Les récents articles relatant une baisse spectaculaire des homicides liés au trafic de stupéfiants à Marseille en 2024 et une augmentation dramatique en Seine-Saint-Denis révèlent les contradictions flagrantes et les limites évidentes de la politique prohibitionniste actuelle. En décryptant ces événements, le CIRC entend démontrer que cette situation n’est rien d’autre que le symptôme d’une politique des drogues par essence criminogène.
Marseille : Une baisse qui cache une persistance du trafic
En 2024, Marseille a enregistré une diminution notable des homicides liés au trafic de stupéfiants : 24 morts, contre 49 l’année précédente. Cependant, présenter cela comme une victoire est une illusion. Selon les autorités, cette baisse serait due à la fin d’une guerre sanglante entre deux clans — la DZ mafia et le clan Yoda — ainsi qu’à une mobilisation policière et judiciaire renforcée.
Mais qu’en est-il réellement ? La victoire de la DZ mafia n’a pas mis fin au trafic : elle a simplement stabilisé les réseaux. Les points de deal sont certes moins visibles en bas des tours, mais le trafic se déporte, notamment via des systèmes de livraison comme le tristement célèbre « ubershit ». Quant à l’augmentation des femmes et des mineurs impliqués dans ces réseaux, elle met en lumière une stratégie d’exploitation toujours plus perverse de populations vulnérables.
Seine-Saint-Denis : Une hausse tragique et prévisible
Pendant que Marseille enregistrait une baisse des homicides, la Seine-Saint-Denis voyait leur nombre tripler, passant de 4 en 2023 à 15 en 2024. Ce territoire, structurellement fragilisé par l’économie souterraine, est en proie à une violence décomplexée, exacerbée par la prolifération d’armes de guerre et une concurrence acharnée pour le contrôle des marchés locaux.
Les drames humains, tels que l’assassinat d’innocents ou encore l’usage d’armes lourdes en pleine rue, sont directement liés à une prohibition qui favorise la structuration de véritables cartels locaux. Lorsque le procureur dénonce « l’économie souterraine [qui] ruine le pacte républicain », il omet de préciser que cette économie souterraine prospère uniquement parce que les drogues sont illégales.
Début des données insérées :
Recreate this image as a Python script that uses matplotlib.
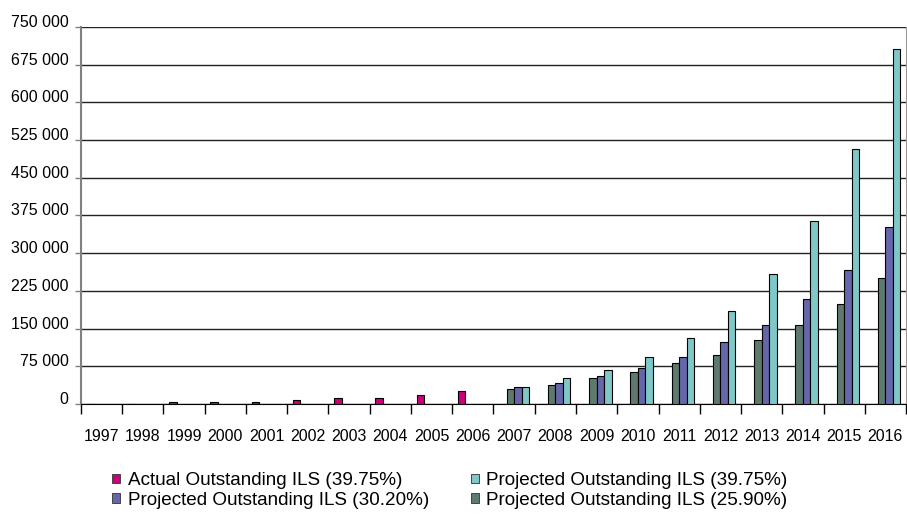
import numpy as np
import matplotlib
matplotlib.use("Agg")
import matplotlib.pyplot as plt
from matplotlib.ticker import FuncFormatter, FixedLocator
from matplotlib.patches import Patch

plt.rcParams['font.family'] = ['Liberation Sans', 'DejaVu Sans']

years = [str(y) for y in range(1997, 2017)]

# actual values 1997-2006
actual = [0, 0, 4000, 4000, 4000, 8000, 12500, 12500, 17000, 26000]
# projections 2007-2016
proj_2590 = [30000, 38000, 51000, 63000, 81000, 97000, 127000, 157000, 199500, 250000]
proj_3020 = [33000, 42000, 55000, 71500, 93000, 122500, 157000, 208000, 267000, 352000]
proj_3975 = [33000, 51000, 67500, 93500, 131000, 186000, 258000, 364000, 508000, 707000]

labels = ["Actual Outstanding ILS (39.75%)", "Projected Outstanding ILS (30.20%)",
          "Projected Outstanding ILS (39.75%)", "Projected Outstanding ILS (25.90%)"]
c_actual = '#CC0077'
c_3020 = '#6666AA'
c_3975 = '#80C8C8'
c_2590 = '#5E7A6E'

fig = plt.figure(figsize=(9.07, 5.14), dpi=100)
ax = fig.add_axes([0.0893, 0.214, 0.9096, 0.7335])

x = np.arange(len(years))
w = 0.182
x_act = x[:10]
x_proj = x[10:]
ax.bar(x_act - 1.5 * w, actual, w, color=c_actual, edgecolor='black', linewidth=0.8, zorder=3)
ax.bar(x_proj - 0.5 * w, proj_2590, w, color=c_2590, edgecolor='black', linewidth=0.8, zorder=3)
ax.bar(x_proj + 0.5 * w, proj_3020, w, color=c_3020, edgecolor='black', linewidth=0.8, zorder=3)
ax.bar(x_proj + 1.5 * w, proj_3975, w, color=c_3975, edgecolor='black', linewidth=0.8, zorder=3)

ax.set_xlim(-0.5, len(years) - 0.5)
ax.set_ylim(0, 750000)
ax.set_yticks(np.arange(0, 750001, 75000))
ax.yaxis.set_major_formatter(FuncFormatter(lambda v, p: f"{v:,.0f}".replace(',', ' ')))
ax.grid(axis='y', color='#222222', linewidth=1, zorder=1)

ax.xaxis.set_major_locator(FixedLocator(np.arange(-0.5, len(years), 1)))
ax.xaxis.set_major_formatter(plt.NullFormatter())
ax.set_xticks(x, minor=True)
ax.set_xticklabels(years, minor=True)
ax.tick_params(axis='x', which='major', length=7, width=1, color='black', direction='out')
ax.tick_params(axis='x', which='minor', length=0, pad=18, labelsize=11.5)
ax.tick_params(axis='y', length=4, width=1, color='#808080', pad=5, labelsize=11.5)
for t in ax.get_yticklabels():
    t.set_va('baseline')

ax.spines['top'].set_visible(False)
ax.spines['left'].set_color('#808080')
ax.spines['left'].set_linewidth(1.5)
ax.spines['right'].set_color('#999999')
ax.spines['bottom'].set_color('black')

handles = [Patch(facecolor=c_actual, edgecolor='#444444', linewidth=0.7),
           Patch(facecolor=c_3020, edgecolor='#444444', linewidth=0.7),
           Patch(facecolor=c_3975, edgecolor='#444444', linewidth=0.7),
           Patch(facecolor=c_2590, edgecolor='#444444', linewidth=0.7)]
fig.legend(handles, labels, ncol=2, loc='upper left', bbox_to_anchor=(0.124, 0.081),
           frameon=False, fontsize=13.6, handlelength=0.4, handleheight=0.4,
           handletextpad=0.4, columnspacing=2.25, labelspacing=0.12, borderaxespad=0, borderpad=0)

fig.savefig('out.png', dpi=100)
Une politique criminogène par essence
Le langage employé dans ces articles est révélateur de la manière dont les institutions et les médias perpétuent les mythes de la prohibition. Des termes tels que « narcobanditisme », « narcohomicides » ou « narcotourisme » ne sont pas anodins : ils constituent des constructions sémantiques empruntées sans vergogne à l’extrême-droite, dont l’objectif est double. D’une part, ils servent à déshumaniser les acteurs du trafic, les réduisant à des caricatures effrayantes pour éviter toute remise en question des structures qui alimentent ces phénomènes. D’autre part, ce langage agit comme un épouvantail, destiné à attiser les peurs dans la population et à justifier une répression accrue, au lieu d’encourager des solutions pragmatiques et humaines.
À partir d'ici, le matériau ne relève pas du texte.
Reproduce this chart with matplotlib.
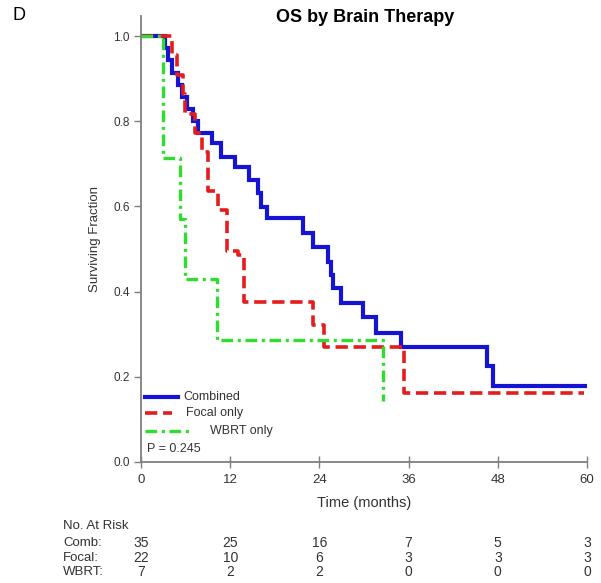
import numpy as np
import matplotlib
matplotlib.use("Agg")
import matplotlib.pyplot as plt
from matplotlib.transforms import blended_transform_factory

plt.rcParams['font.family'] = ['Liberation Sans', 'DejaVu Sans']

# Kaplan-Meier steps (months, surviving fraction)
comb_t = [0, 3.2, 3.6, 4.2, 5.0, 5.5, 6.2, 7.0, 7.7, 9.6, 10.7, 12.7, 14.5, 15.7, 16.1, 17.0,
          21.8, 23.2, 25.1, 25.5, 25.8, 26.9, 29.9, 31.6, 35.0, 46.5, 47.4, 60.0]
comb_s = [1.0, 0.971, 0.943, 0.914, 0.886, 0.857, 0.829, 0.800, 0.772, 0.749, 0.716, 0.692, 0.662,
          0.631, 0.599, 0.573, 0.538, 0.505, 0.470, 0.440, 0.408, 0.373, 0.340, 0.303, 0.270,
          0.225, 0.178, 0.178]

focal_t = [0, 4.2, 4.9, 5.6, 5.9, 7.3, 8.2, 9.0, 10.4, 11.6, 13.0, 13.9, 23.2, 24.6, 35.4, 59.6]
focal_s = [1.0, 0.955, 0.909, 0.864, 0.818, 0.773, 0.727, 0.636, 0.591, 0.495, 0.485, 0.376,
           0.322, 0.270, 0.162, 0.162]

wbrt_t = [0, 2.9, 5.3, 5.9, 10.2, 32.6]
wbrt_s = [1.0, 0.714, 0.571, 0.429, 0.286, 0.143]

risk_times = [0, 12, 24, 36, 48, 60]
risk_rows = ["Comb:", "Focal:", "WBRT:"]
risk_comb = [35, 25, 16, 7, 5, 3]
risk_focal = [22, 10, 6, 3, 3, 3]
risk_wbrt = [7, 2, 2, 0, 0, 0]

blue = '#1414d2'
red = '#e41c1c'
green = '#2fdc2f'
grey = '#7f7f7f'
txt = '#333333'

fig = plt.figure(figsize=(6.01, 5.83), dpi=100)
ax = fig.add_axes([141 / 601, 1 - 462 / 583, 446 / 601, 446 / 583])

ax.step(comb_t, comb_s, where='post', color=blue, lw=3.0, solid_joinstyle='miter')
ax.step(focal_t, focal_s, where='post', color=red, lw=2.6, dashes=(3.4, 1.6))
ax.step(wbrt_t, wbrt_s, where='post', color=green, lw=2.4, dashes=(3.5, 1.4, 0.9, 1.4))

ax.set_xlim(0, 60)
ax.set_ylim(0, 1.047)
ax.set_xticks(risk_times)
ax.set_yticks([0, 0.2, 0.4, 0.6, 0.8, 1.0])
ax.set_yticklabels(['0.0', '0.2', '0.4', '0.6', '0.8', '1.0'])
for s in ['top', 'right']:
    ax.spines[s].set_visible(False)
for s in ['left', 'bottom']:
    ax.spines[s].set_color(grey)
    ax.spines[s].set_linewidth(1.3)
ax.tick_params(axis='y', direction='out', length=5, width=1, color=grey, labelsize=8.5, pad=3,
               labelcolor=txt)
ax.tick_params(axis='x', direction='inout', length=9, width=1, color=grey, labelsize=9.5, pad=4,
               labelcolor=txt)
ax.set_ylabel('Surviving Fraction', fontsize=9.5, color=txt, labelpad=9)
ax.set_xlabel('Time (months)', fontsize=10.5, color=txt, labelpad=7)

# legend drawn by hand (uneven offsets as in the original)
ta = ax.transAxes
ax.plot([0.010, 0.082], [0.146, 0.146], transform=ta, color=blue, lw=3.0)
ax.text(0.094, 0.146, 'Combined', transform=ta, fontsize=9, va='center', color=txt)
ax.plot([0.010, 0.070], [0.110, 0.110], transform=ta, color=red, lw=2.6, dashes=(3.4, 1.6))
ax.text(0.101, 0.110, 'Focal only', transform=ta, fontsize=9, va='center', color=txt)
ax.plot([0.010, 0.115], [0.070, 0.070], transform=ta, color=green, lw=2.4,
        dashes=(3.5, 1.4, 0.9, 1.4))
ax.text(0.155, 0.070, 'WBRT only', transform=ta, fontsize=9, va='center', color=txt)
ax.text(0.014, 0.030, 'P = 0.245', transform=ta, fontsize=9, va='center', color=txt)

fig.text(365 / 601, 1 - 18 / 583, 'OS by Brain Therapy', ha='center', va='center',
         fontsize=13, fontweight='bold')
fig.text(12 / 601, 1 - 16 / 583, 'D', ha='left', va='center', fontsize=13)

# number at risk table
fig.text(63 / 601, 1 - 526 / 583, 'No. At Risk', fontsize=9.5, va='center', color=txt)
tr = blended_transform_factory(ax.transData, fig.transFigure)
row_y = [543, 558, 572]
for label, counts, y in zip(risk_rows, [risk_comb, risk_focal, risk_wbrt], row_y):
    fig.text(63 / 601, 1 - y / 583, label, fontsize=9.5, va='center', color=txt)
    for t, n in zip(risk_times, counts):
        ax.text(t, 1 - y / 583, str(n), transform=tr, ha='center', va='center',
                fontsize=10, color=txt, clip_on=False)

fig.savefig('out.png', dpi=100)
Le CIRC, quant à lui, préfère appeler les choses par leur nom : homicides liés au trafic de stupéfiants, trafic de stupéfiants, exploitation humaine…
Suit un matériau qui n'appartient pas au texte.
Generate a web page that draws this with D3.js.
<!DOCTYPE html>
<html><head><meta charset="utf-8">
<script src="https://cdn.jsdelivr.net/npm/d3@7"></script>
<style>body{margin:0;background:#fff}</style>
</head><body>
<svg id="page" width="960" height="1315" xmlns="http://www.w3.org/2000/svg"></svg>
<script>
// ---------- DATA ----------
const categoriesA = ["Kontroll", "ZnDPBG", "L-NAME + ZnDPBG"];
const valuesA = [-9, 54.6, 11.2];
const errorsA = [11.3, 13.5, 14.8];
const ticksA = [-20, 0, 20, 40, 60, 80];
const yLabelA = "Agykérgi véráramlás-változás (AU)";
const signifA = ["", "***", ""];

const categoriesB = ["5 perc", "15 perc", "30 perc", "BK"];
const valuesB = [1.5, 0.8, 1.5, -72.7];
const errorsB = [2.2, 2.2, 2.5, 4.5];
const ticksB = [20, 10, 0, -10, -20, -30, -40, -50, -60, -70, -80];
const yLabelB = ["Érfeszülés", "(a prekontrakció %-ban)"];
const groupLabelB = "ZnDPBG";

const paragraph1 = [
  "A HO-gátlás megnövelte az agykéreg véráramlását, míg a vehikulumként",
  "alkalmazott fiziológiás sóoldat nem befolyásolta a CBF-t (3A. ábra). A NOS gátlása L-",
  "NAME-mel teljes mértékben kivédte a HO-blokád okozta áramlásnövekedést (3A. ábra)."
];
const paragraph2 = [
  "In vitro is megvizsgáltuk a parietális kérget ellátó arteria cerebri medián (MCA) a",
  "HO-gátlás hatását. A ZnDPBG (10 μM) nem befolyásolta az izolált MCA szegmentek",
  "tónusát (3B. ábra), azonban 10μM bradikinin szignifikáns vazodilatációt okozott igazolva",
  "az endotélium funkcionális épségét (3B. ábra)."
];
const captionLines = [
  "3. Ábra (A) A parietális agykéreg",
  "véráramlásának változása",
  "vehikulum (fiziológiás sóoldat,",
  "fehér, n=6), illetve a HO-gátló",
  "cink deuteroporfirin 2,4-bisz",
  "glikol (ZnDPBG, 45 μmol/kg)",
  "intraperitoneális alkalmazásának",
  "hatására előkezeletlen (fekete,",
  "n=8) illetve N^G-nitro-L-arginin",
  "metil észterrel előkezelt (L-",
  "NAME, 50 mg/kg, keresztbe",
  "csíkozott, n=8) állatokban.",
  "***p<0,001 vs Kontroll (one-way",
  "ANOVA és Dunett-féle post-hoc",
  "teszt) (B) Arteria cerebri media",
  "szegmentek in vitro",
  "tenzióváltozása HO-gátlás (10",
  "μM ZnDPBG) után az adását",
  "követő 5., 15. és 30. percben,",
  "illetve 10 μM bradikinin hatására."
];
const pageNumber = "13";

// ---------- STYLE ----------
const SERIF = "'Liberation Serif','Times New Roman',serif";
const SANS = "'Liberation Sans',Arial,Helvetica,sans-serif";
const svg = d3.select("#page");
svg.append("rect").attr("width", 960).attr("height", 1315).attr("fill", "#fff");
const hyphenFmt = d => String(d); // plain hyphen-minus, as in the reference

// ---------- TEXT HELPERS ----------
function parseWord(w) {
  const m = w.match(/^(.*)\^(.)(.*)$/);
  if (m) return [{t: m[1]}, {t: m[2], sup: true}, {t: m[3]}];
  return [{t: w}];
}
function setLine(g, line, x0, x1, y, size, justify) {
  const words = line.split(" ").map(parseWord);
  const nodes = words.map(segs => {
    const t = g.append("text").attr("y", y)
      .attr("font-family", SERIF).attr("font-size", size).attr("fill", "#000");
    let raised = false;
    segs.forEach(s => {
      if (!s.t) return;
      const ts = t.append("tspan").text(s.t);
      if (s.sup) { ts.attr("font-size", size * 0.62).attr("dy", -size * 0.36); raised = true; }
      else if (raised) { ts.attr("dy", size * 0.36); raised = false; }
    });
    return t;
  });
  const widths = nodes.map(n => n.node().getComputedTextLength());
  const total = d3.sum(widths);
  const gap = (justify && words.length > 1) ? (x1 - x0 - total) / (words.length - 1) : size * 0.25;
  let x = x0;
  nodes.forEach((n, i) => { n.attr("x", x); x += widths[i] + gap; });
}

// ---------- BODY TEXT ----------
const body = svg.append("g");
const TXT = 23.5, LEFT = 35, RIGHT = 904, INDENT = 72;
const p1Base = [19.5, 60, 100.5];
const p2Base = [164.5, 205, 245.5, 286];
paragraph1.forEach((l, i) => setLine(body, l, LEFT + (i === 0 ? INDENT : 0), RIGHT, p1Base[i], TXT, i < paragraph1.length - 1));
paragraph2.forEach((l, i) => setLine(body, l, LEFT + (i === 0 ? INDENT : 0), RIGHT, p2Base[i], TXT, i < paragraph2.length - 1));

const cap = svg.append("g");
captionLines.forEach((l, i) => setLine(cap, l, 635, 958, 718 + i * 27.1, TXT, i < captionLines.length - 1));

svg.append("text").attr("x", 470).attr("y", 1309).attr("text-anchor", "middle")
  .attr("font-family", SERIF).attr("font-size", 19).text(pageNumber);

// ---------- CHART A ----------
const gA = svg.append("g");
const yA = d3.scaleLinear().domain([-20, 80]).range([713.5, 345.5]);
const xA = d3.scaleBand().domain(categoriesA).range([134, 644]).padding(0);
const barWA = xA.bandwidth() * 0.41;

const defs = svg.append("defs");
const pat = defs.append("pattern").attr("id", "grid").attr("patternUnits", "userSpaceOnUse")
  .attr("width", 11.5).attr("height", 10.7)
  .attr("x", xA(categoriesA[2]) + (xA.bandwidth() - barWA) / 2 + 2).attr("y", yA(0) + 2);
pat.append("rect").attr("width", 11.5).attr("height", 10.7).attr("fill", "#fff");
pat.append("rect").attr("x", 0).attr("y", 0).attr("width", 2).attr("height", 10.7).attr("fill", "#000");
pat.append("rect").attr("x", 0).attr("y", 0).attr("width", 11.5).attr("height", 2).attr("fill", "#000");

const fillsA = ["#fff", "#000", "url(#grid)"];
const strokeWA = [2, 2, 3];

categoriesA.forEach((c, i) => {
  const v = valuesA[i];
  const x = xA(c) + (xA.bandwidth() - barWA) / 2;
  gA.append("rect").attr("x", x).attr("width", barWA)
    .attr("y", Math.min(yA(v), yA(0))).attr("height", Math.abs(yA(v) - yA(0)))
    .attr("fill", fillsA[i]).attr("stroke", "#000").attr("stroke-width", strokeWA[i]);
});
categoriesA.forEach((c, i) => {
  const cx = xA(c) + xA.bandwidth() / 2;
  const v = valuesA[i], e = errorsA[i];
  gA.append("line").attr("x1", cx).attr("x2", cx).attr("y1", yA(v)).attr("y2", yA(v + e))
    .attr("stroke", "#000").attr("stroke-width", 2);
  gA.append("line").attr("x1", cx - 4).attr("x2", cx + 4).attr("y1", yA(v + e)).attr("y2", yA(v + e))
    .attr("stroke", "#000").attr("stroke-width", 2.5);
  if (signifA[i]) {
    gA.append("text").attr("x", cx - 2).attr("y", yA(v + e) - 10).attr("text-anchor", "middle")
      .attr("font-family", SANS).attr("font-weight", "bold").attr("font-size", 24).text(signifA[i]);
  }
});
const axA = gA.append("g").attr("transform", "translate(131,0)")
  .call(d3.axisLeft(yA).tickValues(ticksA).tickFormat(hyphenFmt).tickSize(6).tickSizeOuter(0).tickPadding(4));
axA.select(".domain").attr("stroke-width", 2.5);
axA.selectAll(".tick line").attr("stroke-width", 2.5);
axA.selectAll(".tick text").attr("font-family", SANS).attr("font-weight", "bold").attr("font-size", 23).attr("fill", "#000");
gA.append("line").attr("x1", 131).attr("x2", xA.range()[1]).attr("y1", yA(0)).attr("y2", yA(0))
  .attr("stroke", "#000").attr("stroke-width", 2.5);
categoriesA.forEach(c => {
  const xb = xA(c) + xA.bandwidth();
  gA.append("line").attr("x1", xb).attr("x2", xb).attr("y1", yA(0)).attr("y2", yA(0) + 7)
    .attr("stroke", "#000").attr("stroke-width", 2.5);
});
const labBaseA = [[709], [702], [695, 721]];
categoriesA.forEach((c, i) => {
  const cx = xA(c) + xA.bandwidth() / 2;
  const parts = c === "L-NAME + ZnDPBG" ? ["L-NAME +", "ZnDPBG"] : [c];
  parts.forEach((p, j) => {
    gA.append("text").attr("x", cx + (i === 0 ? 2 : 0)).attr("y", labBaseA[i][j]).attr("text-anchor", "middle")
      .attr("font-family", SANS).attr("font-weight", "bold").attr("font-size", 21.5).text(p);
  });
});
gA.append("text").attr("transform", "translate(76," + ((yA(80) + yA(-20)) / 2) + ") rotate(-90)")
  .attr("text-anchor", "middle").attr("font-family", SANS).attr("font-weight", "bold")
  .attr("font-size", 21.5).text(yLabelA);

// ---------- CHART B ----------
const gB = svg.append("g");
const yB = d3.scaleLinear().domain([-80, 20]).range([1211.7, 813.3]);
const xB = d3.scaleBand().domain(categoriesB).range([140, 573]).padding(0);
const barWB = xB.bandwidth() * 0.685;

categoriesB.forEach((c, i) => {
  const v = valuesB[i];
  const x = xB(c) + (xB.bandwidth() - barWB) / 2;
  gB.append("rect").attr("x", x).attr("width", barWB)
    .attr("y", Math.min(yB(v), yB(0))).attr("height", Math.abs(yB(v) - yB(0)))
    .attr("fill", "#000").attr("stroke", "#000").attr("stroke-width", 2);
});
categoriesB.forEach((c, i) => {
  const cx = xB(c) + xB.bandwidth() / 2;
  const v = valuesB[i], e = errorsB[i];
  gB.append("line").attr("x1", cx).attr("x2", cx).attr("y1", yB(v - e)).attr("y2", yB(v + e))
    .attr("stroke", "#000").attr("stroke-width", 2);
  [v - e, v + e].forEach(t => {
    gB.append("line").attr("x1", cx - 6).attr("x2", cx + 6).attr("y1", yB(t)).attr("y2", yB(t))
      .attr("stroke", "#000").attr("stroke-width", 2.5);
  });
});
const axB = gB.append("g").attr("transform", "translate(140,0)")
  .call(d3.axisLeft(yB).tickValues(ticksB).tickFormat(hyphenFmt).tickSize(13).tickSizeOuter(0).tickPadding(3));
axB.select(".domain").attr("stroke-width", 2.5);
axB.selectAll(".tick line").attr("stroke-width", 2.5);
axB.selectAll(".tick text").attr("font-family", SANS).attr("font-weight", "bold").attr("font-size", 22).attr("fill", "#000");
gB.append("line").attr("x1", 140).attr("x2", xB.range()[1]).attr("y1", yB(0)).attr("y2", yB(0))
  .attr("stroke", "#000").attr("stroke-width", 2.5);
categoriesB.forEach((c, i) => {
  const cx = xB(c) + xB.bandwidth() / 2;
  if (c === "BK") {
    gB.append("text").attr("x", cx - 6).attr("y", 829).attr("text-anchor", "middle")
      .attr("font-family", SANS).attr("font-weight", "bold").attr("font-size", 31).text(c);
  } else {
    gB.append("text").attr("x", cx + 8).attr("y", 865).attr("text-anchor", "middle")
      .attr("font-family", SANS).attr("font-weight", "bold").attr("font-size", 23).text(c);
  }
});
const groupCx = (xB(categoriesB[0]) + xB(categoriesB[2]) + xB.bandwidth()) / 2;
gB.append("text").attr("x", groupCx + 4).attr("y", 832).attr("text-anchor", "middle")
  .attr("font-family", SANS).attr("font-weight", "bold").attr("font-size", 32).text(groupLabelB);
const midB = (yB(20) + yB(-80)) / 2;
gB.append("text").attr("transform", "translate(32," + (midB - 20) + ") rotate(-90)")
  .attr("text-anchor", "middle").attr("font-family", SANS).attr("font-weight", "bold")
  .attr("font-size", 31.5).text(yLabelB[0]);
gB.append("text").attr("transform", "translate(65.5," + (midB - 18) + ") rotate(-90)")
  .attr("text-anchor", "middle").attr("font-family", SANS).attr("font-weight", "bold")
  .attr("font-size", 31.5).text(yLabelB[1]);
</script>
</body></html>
La prohibition n’est pas simplement un échec opérationnel — un argument pratique souvent utilisé par ses partisans pour réclamer encore plus de répression. Elle est, en réalité, une aberration : irrationnelle, immorale et intrinsèquement criminogène. Par son essence même, elle crée les marchés qu’elle prétend éradiquer, alimente une violence systémique, et perpétue un cycle destructeur qui n’aurait pas lieu d’être dans un cadre de légalisation.
Une responsabilité politique et institutionnelle accablante
Les institutions, qu’elles soient politiques, judiciaires ou policières, portent une responsabilité directe dans cette situation. En refusant de remettre en question une politique fondée sur la prohibition, elles se rendent complices des conséquences meurtrières de cette dernière. Le statu quo, qui consiste à ne rien changer, revient à entériner une réalité où les morts s’accumulent, où les jeunes sont exploités, et où les réseaux criminels prospèrent.
Une voie unique : la légalisation
Depuis 1991, le CIRC milite pour une nouvelle politique des drogues, fondée sur les droits humains, la santé publique et la sécurité collective. La légalisation du cannabis est la seule issue rationnelle. Elle permettrait de réguler les marchés, de protéger les populations vulnérables, et de démanteler les réseaux criminels en leur retirant leur principale source de revenus.
Refuser cette réforme, c’est perpétuer un système défaillant et complice. Nous appelons donc à une mobilisation citoyenne et politique pour mettre fin à l’aberration de la prohibition et construire une politique des drogues éthique et pragmatique.